Joinder in admiralty suits does not argue a similar right under the Federal Tort Claims Act. The practice of joinder of defendants in suits against the United States in admiralty is a matter of right under the Public Vessels Act of 1925, 46 U.S.C.A. § 781, which provides that the United States may be impleaded into a pending suit by petition. Under the original Suits in Admiralty Act, 46 U.S.C.A. § 741 et seq., the practice is allowed either by virtue of what is now Admiralty Rule 53 of the Supreme Court, 28 U.S.C.A. following section 723, relating to limitation of liability, a statutory right which does not subject the United States to joint liability, or because the Act authorizes the libelant to proceed "in accordance with the principles of libels in rem," although the suit was in personam, and those principles connote a joinder of all parties in interest. So the joinder in admiralty is expressly authorized by statute.

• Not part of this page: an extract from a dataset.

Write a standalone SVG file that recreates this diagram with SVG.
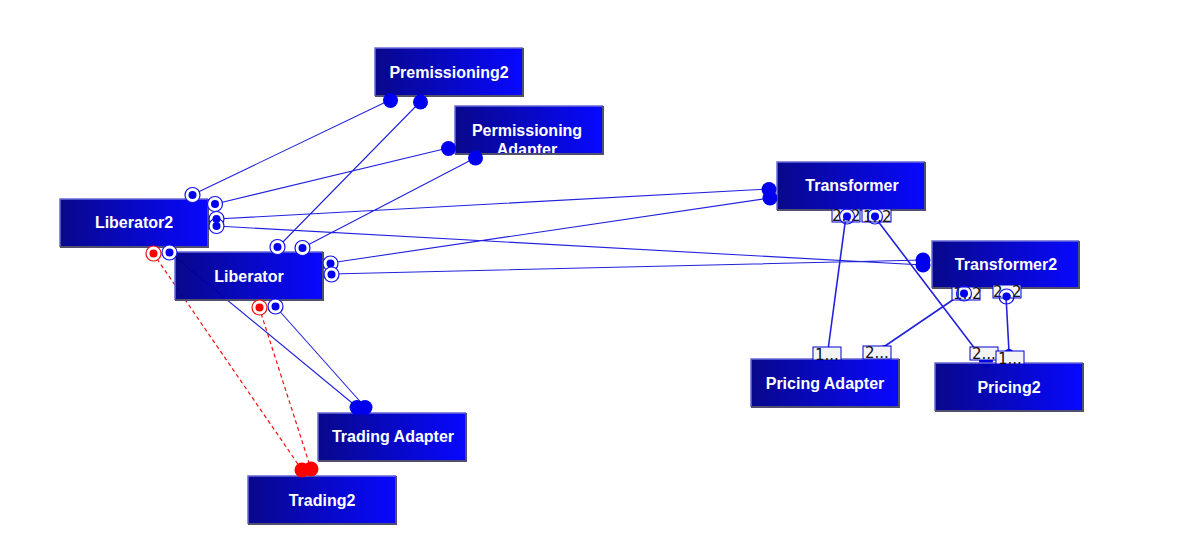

Many other situations, equally insurmountable, are foreseeable to make it plain now that joinder of defendants by the plaintiff was never intended by the Congress.
Contracts as frequently as do torts embrace more than two parties, and no reason is seen why the Congress should be charged with the intention of submitting the United States to suit along with other persons in tort cases, when it would not do so in contract litigation. United States v. Sherwood, supra. What Justice Stone said in that case, as to joinder in contract suits, is pertinent to tort actions, mutatis mutandis:
"The Government's consent to litigate such issues [rights of other defendants] is hardly to be inferred from its consent to be sued upon a claim for damages for breach of contract." 312 U.S. at page 592, 61 S.Ct. at page 772, 85 L.Ed. 1058.
With deference the Court disagrees with Englehardt v. United States, D.C., 69 F. Supp. 451.
The position of the United States is well taken, but in lieu of dismissing the action the Court will order that all the defendants, save the Government, be dropped.